On Mon, Jan 18, 2016 at 10:40:59AM +0100, Marcus Weseloh wrote:
> Hi,
> 
> 2016-01-17 19:51 GMT+01:00 Maxime Ripard <maxime.ripard at free-electrons.com>:
> > On Sun, Jan 10, 2016 at 10:11:11PM +0100, Marcus Weseloh wrote:
> >> >> >> -     /* Ensure that we have a parent clock fast enough */
> >> >> >> +     /*
> >> >> >> +      * Ensure that the parent clock is set to twice the max speed
> >> >> >> +      * of the spi device (possibly rounded up by the clk driver)
> >> >> >> +      */
> >> >> >>       mclk_rate = clk_get_rate(sspi->mclk);
> >> >> >> -     if (mclk_rate < (2 * tfr->speed_hz)) {
> >> >> >> -             clk_set_rate(sspi->mclk, 2 * tfr->speed_hz);
> >> >> >> +     if (spi->max_speed_hz != sspi->cur_max_speed ||
> >> >> >> +         mclk_rate != sspi->cur_mclk) {
> >> >> >
> >> >> > Do you need to cache the values? As far as I'm aware, you end up doing
> >> >> > the computation all the time anyway.
> >> >>
> >> >> By caching the values we optimize the case when a single SPI slave
> >> >> device (or even multiple slave devices with the same max_speed) are
> >> >> used multiple times in a row. In that case, we're saving two calls:
> >> >> clk_set_rate and clk_get_rate. I was unsure about how expensive the
> >> >> clk_* calls were, so I thought it would be safer use caching. But
> >> >> maybe it's not worth the extra code?
> >> >
> >> > Unless you can point that there's a significant performance
> >> > difference, I'm not sure it's worth it.
> >>
> >> I did actually notice a significant transfer latency when a new mod0
> >> clock frequency is set, probably due to the __delay in
> >> drivers/clk/sunxi/clk-factors.c (line 147).
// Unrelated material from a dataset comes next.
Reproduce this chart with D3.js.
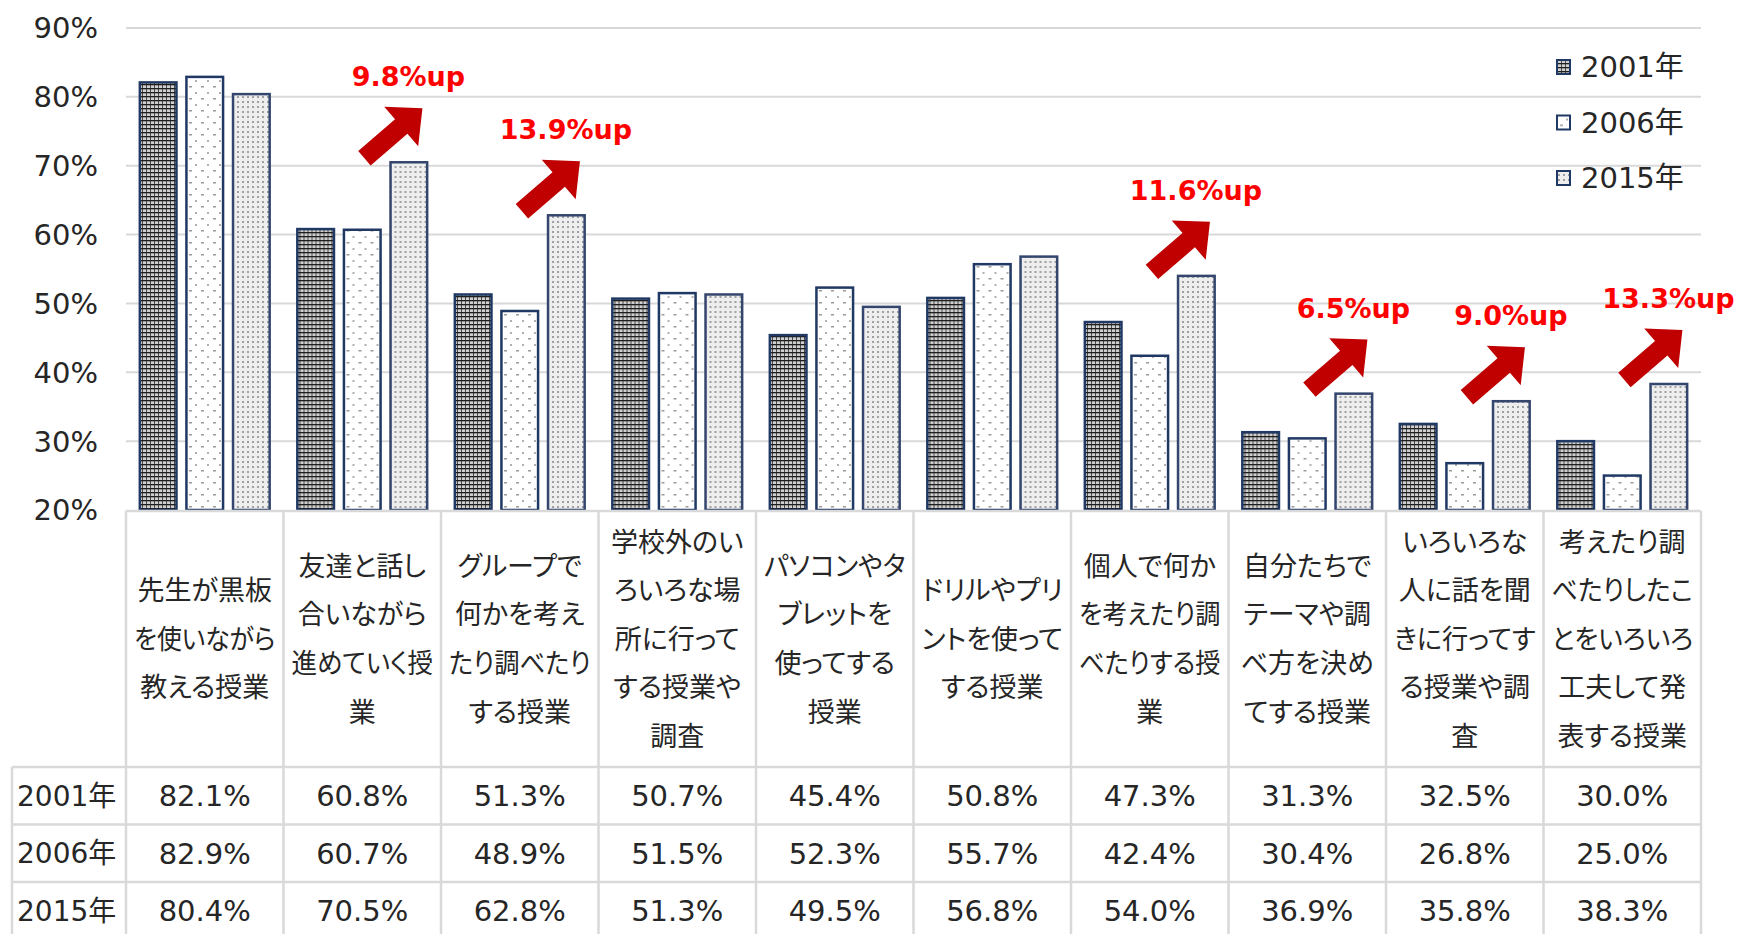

So my feeling is that the
> >> caching is worth it... at least for the case when there are two slave
> >> devices with different transfer speeds accessing the same SPI module.
> >
> > I'm not sure we even need that delay in the first place, at least not
> > for all the clocks using factor.
> >
> > AFAIK, the only case where it's useful is for PLL, and all of them
> > have a bit you can busy-wait on that will let you know when the clock
> > has stabilized.
> 
> OK, I didn't know that.

Look for the lock bit in the PLLs section in the datasheet

> Does that mean you would like me to drop the caching from this patch
> and prepare a patch to remove the __delay from clk-factors?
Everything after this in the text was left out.